The trade-off: bigger is not automatically better

There is one myth worth dropping. More rooms do not automatically mean a better game.

If the design is weak, a larger footprint can actually slow everything down. Too much walking, too many disconnected puzzles, or a story that loses focus can make the experience feel stretched. A compact classic escape room with excellent logic can be far more satisfying than a multi-space game that is big only for marketing value.

That is why players should look beyond the label. Ask what the progression actually adds. Does each room change the objective? Does the atmosphere evolve? Are there different puzzle styles, or just more locks? Is the experience built for your group size, or will some players be waiting around?

Premium entertainment formats justify themselves through quality of design, not square meters alone. When the larger format is done properly, though, the difference is obvious. It feels fuller, smarter, and more event-worthy.

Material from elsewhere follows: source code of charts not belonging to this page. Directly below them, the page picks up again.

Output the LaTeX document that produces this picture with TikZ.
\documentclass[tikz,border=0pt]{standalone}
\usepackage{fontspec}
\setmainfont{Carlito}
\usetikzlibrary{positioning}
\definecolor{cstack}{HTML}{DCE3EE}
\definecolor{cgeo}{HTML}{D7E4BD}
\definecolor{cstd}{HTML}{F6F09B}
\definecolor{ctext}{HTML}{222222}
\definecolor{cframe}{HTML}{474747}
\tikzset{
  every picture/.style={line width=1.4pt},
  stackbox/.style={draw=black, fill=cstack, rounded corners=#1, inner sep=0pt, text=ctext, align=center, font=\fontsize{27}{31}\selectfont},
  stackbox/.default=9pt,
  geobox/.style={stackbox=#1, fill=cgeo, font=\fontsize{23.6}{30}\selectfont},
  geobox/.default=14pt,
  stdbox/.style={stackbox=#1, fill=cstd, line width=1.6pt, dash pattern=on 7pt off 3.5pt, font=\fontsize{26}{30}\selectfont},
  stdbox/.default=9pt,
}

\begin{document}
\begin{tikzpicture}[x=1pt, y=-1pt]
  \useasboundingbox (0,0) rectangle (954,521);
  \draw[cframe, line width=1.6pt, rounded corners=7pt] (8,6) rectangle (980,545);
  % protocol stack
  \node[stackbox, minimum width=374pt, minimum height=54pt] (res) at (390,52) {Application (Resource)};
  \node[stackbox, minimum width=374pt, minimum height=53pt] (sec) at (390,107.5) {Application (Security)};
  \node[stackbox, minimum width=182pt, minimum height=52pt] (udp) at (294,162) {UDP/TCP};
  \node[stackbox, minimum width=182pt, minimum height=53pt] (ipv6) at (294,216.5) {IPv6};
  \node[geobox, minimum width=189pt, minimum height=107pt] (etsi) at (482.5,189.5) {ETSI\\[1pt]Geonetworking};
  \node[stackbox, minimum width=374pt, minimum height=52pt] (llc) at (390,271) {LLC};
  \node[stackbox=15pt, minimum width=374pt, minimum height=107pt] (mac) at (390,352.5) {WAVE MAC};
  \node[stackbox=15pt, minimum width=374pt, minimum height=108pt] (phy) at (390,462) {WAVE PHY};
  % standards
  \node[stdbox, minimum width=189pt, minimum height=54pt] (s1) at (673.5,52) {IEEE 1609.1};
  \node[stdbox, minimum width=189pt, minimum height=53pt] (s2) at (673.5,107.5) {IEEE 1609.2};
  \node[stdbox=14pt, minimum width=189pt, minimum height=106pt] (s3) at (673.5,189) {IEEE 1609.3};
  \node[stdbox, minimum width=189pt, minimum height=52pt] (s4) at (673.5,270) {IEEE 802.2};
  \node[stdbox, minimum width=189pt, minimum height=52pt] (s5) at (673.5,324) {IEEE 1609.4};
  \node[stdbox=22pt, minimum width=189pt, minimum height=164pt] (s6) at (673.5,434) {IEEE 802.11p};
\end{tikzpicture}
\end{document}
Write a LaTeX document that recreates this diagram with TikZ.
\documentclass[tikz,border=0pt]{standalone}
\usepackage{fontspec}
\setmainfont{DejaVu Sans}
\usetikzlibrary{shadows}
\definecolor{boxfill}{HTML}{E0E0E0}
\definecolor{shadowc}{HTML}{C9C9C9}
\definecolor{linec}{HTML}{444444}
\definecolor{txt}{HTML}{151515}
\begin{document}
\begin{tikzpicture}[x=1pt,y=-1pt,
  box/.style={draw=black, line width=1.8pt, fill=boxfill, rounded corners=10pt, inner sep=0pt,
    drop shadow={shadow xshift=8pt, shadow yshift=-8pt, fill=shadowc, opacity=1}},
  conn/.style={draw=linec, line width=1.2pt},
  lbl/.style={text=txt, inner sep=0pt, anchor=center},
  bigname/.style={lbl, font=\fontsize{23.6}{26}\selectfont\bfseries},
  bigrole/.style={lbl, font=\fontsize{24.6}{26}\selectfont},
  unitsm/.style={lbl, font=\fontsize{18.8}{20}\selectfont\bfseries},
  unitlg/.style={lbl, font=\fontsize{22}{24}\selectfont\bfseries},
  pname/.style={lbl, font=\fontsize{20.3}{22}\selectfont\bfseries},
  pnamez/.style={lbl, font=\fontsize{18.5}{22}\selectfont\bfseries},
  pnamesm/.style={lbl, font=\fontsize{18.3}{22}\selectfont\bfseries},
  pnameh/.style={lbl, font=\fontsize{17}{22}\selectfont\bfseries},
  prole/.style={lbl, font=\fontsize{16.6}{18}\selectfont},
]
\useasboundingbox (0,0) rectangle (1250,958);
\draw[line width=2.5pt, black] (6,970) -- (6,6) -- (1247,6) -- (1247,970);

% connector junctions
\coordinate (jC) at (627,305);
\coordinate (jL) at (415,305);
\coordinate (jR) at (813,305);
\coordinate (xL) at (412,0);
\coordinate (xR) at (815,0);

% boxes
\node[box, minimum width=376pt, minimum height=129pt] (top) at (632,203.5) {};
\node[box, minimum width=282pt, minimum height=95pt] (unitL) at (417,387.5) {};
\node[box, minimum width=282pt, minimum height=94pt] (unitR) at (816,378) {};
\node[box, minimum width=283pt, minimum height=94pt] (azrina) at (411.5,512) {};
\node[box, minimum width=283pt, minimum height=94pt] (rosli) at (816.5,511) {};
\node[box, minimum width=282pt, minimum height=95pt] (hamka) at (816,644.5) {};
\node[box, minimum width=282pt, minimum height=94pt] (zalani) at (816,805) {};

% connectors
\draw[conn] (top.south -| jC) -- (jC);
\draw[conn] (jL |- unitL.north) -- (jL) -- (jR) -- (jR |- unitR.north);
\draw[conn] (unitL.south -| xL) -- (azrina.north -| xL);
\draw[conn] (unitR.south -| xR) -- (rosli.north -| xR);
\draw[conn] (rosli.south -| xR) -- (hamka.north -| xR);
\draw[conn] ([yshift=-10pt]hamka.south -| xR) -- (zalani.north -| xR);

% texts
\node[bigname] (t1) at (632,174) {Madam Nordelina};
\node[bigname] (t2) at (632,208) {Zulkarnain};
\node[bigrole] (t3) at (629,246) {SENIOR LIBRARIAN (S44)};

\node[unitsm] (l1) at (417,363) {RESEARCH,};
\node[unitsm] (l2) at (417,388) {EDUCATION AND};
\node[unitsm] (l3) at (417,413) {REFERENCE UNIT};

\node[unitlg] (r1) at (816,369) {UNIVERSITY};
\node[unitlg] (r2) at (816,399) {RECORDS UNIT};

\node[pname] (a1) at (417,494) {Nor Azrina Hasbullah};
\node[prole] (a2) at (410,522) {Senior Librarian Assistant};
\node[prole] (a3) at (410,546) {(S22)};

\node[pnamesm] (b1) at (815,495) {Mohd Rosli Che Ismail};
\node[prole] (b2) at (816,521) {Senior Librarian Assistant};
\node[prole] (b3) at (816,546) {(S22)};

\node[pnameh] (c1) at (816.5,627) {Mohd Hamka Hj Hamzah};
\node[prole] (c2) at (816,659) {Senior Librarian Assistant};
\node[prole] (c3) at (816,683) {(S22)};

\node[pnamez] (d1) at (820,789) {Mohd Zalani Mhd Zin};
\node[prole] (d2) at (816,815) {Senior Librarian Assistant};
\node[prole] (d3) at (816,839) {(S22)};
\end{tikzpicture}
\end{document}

Who should choose a multi-room format

If your group wants a quick, focused challenge and loves pure puzzle logic, a classic room can still be the perfect call. But if you are planning an outing that needs to feel substantial, multi-room is often the stronger option.

It works especially well for first-time players who need strong visual engagement, for mixed-age groups where attention levels vary, and for larger bookings where everyone should have space to contribute. It is also a strong pick when the activity is part of a bigger occasion - birthday celebrations, teen gatherings, school visits, tourist programs, or company events where the experience needs more presence.

In a city entertainment market where people want more than passive fun, this matters. Guests are not only buying a game. They are buying a memory that can carry the whole day or evening. A larger adventure is often better at doing that.

What to check before you book

The smartest booking decisions usually come down to a few practical questions. First, check player count. Some adventures sound large but still work best with small teams. Others are designed to keep bigger groups active from start to finish.

Next, look at age fit. A game can be visually exciting and still be too complex for younger children without adult help. For teens, the sweet spot is often a game with enough movement and atmosphere to feel dynamic, but with puzzle logic that does not become frustrating.

Duration matters too. A 60-minute mission with several spaces can feel surprisingly rich, while a longer format may be better for guests who want a full event centerpiece. Also think about the wider logistics - parking, waiting areas, birthday setup, team capacity, and whether multiple games can run in one venue if your group is large.

For organized events, that last point is often the deciding factor. One premium location with multiple themed options is far easier to manage than splitting guests across different formats in different places. That is one reason larger entertainment hubs such as Funky Monkeys Escape Hub appeal to both private groups and event planners - the adventure itself is strong, but the planning side is also clean and efficient.

Why this format keeps growing

People want entertainment they can feel, not just consume. That is the real reason multi-room formats keep gaining attention. They combine the puzzle satisfaction of an escape game with the movement, set design, and story progression people usually expect from bigger attractions.

They also suit modern group habits. When friends meet, they want something worth leaving the house for. When parents plan a weekend activity, they want shared participation, not everyone staring at separate screens. When HR teams book an event, they want a format that feels premium, organized, and genuinely fun for a wide mix of personalities.

Multi room adventure games answer all of that when they are built with care. They feel active without being chaotic, immersive without becoming inaccessible, and social without forcing the moment.

If you are choosing your next group experience, think less about whether the game is trendy and more about whether it gives your people room to move, react, and connect. That is usually where the best memories begin.